## The task
Omit all images. Transcribe the rest of the material below exactly.

★ ★ ★ ★

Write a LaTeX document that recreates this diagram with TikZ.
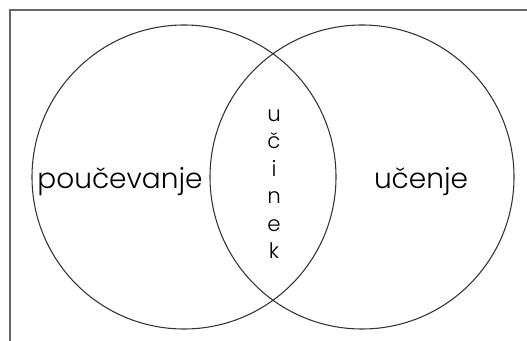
\documentclass[tikz,border=0pt]{standalone}
\usepackage{fontspec}
\setmainfont{Poppins}[UprightFont=* Light]
\usetikzlibrary{positioning}

\begin{document}
\begin{tikzpicture}[x=.75pt,y=-.75pt,
 set/.style={draw=black!80,line width=.8pt,circle,minimum size=228pt,inner sep=0pt},
 lbl/.style={font=\fontsize{21}{25}\selectfont,inner sep=0pt,anchor=base},
 let/.style={font=\fontsize{16}{18}\selectfont,inner sep=0pt,anchor=base}]
\useasboundingbox (0,0) rectangle (527,341);
% frame, cut off at right and bottom
\coordinate (corner) at (10,10);
\draw[black!60,line width=1.1pt] (10,341) -- (corner) -- (527,10);
% the two sets
\node[set] (pouc) at (184,177) {};
\node[set] (ucen) at (362,177) {};
\node[lbl] (tpouc) at (120,189) {poučevanje};
\node[lbl] (tucen) at (421,189) {učenje};
% overlap, written top to bottom
\foreach \l [count=\i] in {u,č,i,n,e,k}
  \node[let] (ucin\i) at (274,94+27.5*\i) {\l};
\end{tikzpicture}
\end{document}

★ ★ ★ ★

## Right answer
Write a LaTeX document that recreates this diagram with TikZ.
\documentclass[tikz,border=0pt]{standalone}
\usepackage{fontspec}
\setmainfont{Poppins}[UprightFont=* Light]
\usetikzlibrary{positioning}

\begin{document}
\begin{tikzpicture}[x=.75pt,y=-.75pt,
 set/.style={draw=black!80,line width=.8pt,circle,minimum size=228pt,inner sep=0pt},
 lbl/.style={font=\fontsize{21}{25}\selectfont,inner sep=0pt,anchor=base},
 let/.style={font=\fontsize{16}{18}\selectfont,inner sep=0pt,anchor=base}]
\useasboundingbox (0,0) rectangle (527,341);
% frame, cut off at right and bottom
\coordinate (corner) at (10,10);
\draw[black!60,line width=1.1pt] (10,341) -- (corner) -- (527,10);
% the two sets
\node[set] (pouc) at (184,177) {};
\node[set] (ucen) at (362,177) {};
\node[lbl] (tpouc) at (120,189) {poučevanje};
\node[lbl] (tucen) at (421,189) {učenje};
% overlap, written top to bottom
\foreach \l [count=\i] in {u,č,i,n,e,k}
  \node[let] (ucin\i) at (274,94+27.5*\i) {\l};
\end{tikzpicture}
\end{document}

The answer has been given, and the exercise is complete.